DUO-TOK: Dual-Track Semantic Music Tokenizer for Vocal-Accompaniment Generation
Rui Lin, Zhiyue Wu, Jiahe Le, Kangdi Wang, Weixiong Chen, Junyu Dai, Tao Jiang
TL;DR
This work tackles the core tension between high-fidelity audio reconstruction and language-model (LM) learnability in vocal–accompaniment generation. It introduces Duo-Tok, a four-stage SSL-centered tokenizer with source-aware dual-codebooks for vocals and accompaniment, augmented by Gaussian replacement noise, multi-task supervision, and a latent diffusion decoder. At an ultra-low bitrate of $0.75$ kbps, Duo-Tok achieves the best music-tagging performance and the lowest vocabulary-normalized LM perplexity among baselines, while maintaining reconstruction comparable to state-of-the-art tokenizers. The results demonstrate that semantically decoupled, dual-track codes coupled with stage-wise optimization can yield LM-friendly representations without sacrificing fidelity, enabling better dual-track language modeling and controllable vocal–instrumental generation.
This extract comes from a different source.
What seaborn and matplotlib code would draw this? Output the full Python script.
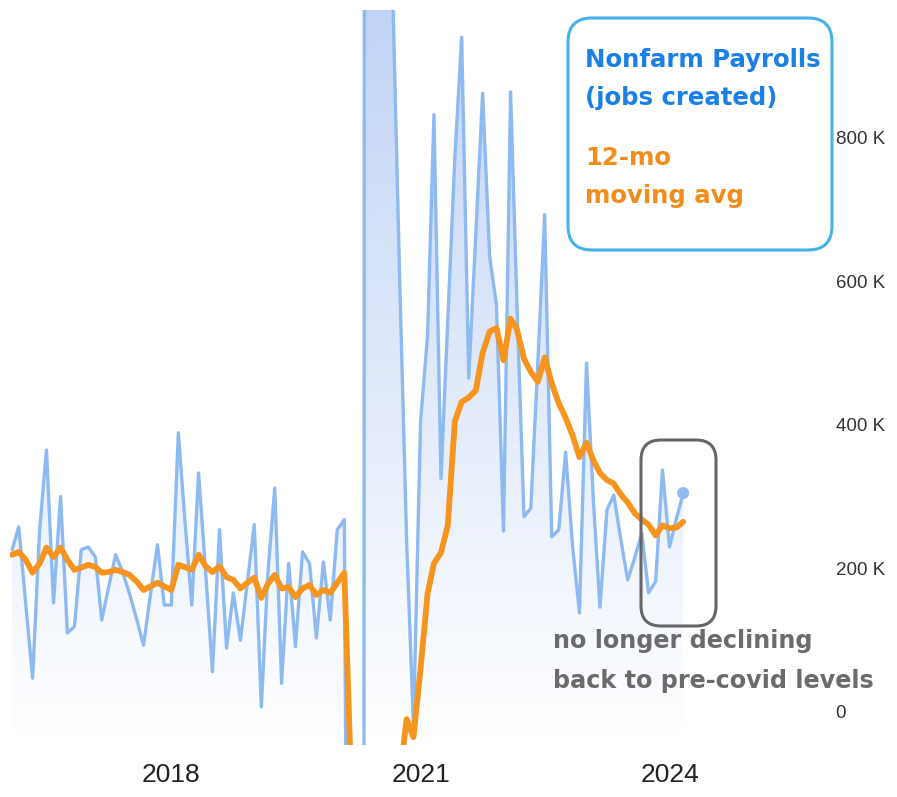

The paper also discusses limitations, such as vocal–instrumental asymmetry and the role of separation quality, and suggests future work on MIDI-symbol alignment and joint symbolic-audio modeling.
Abstract
Duo-Tok is a source-aware dual-codebook tokenizer for vocal-accompaniment music that targets the growing tension between reconstruction quality and language-model (LM) learnability in modern lyrics-to-song systems. Existing codecs either prioritize high-fidelity reconstruction with difficult-to-model acoustic tokens or compress aggressively into semantic tokens that are LM-friendly but lossy, and they rarely make the tokenizer itself aware of dual-track structure. Duo-Tok follows a four-stage, SSL-centered pipeline: we first pretrain a BEST-RQ-style encoder on large-scale audio, then stabilize and factorize the representation with Gaussian replacement noise and multi-task supervision, before freezing the encoder to learn SimVQ-based dual codebooks with hard routing for vocals and accompaniment, and finally training latent diffusion decoders on top of the discrete tokens. Duo-Tok at 0.75 kbps shifts the empirical reconstruction-generation Pareto frontier, achieving the best music-tagging AP and the lowest vocabulary-normalized LM perplexity among compared codecs while maintaining reconstruction quality comparable to state-of-the-art music tokenizers.